Not going to lie kids, this has been a hard one for me. Probably less to do with the topic of this week’s #52blogs, and more to do with my mindset. Much like most January projects I start, I seem to have hit a roadblock. Or at least a rocky piece of road.
I like my job. It’s a good job and I’ve got very little to complain out. When it comes around to Monday morning, I don’t dread walking into the office. I have a good team of people around me, and it can be incredibly rewarding at times. I enjoy the process of teaching, and I like to think that I’m pretty good imparting knowledge – or at least sharing my own experiences in order to help others.
I’m still not sure if I’d call it a skill, but it’s something I can do with minimal effort. Being able to present a topic with minimal notes and cues, answering questions on the fly as I go, trying to maintain interest with twelve to sixteen participants – I know for a lot of people, this sounds like a particularly special brand of hell. For me, it’s just what I do.

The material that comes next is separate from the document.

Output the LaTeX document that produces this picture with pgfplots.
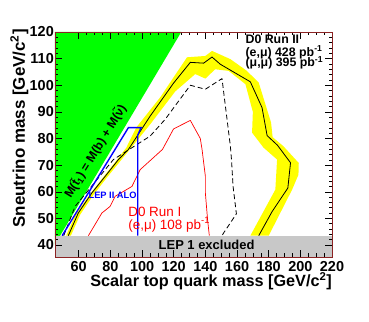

It’s a good job, but it’s also at times incredibly draining. I’ve found myself relying on auto-pilot more often than not of late. I’ll come into work, step up front, chose a topic, and an hour and a half to two hours later it’s time for a break. For that time, I’m pretty much not there. I start talking, and a moment later I look at the clock and it’s over. I have an idea of what I’ve said, mostly because I’ve said it many times before. I know most of the questions I’ll be asked before they’re asked, and I can usually tell in a room of people who’s paying attention and who’s been wasting time on Facebook. And while all of this has become routine, at the end of the day I’m feeling drained of any energy. It’s as if everything I have gets left in that room. And the longer it goes on, the harder it is for me to wind down and relax.
The more I think about it, the more I realise that this doesn’t really make me special. The collective experience seems to be that our jobs – the things that we do because they need doing – we do them because we are good at them, but they can take a lot out of us. And that balancing what happens in that room during the day with what needs to be done once it’s over, that is something that takes skill.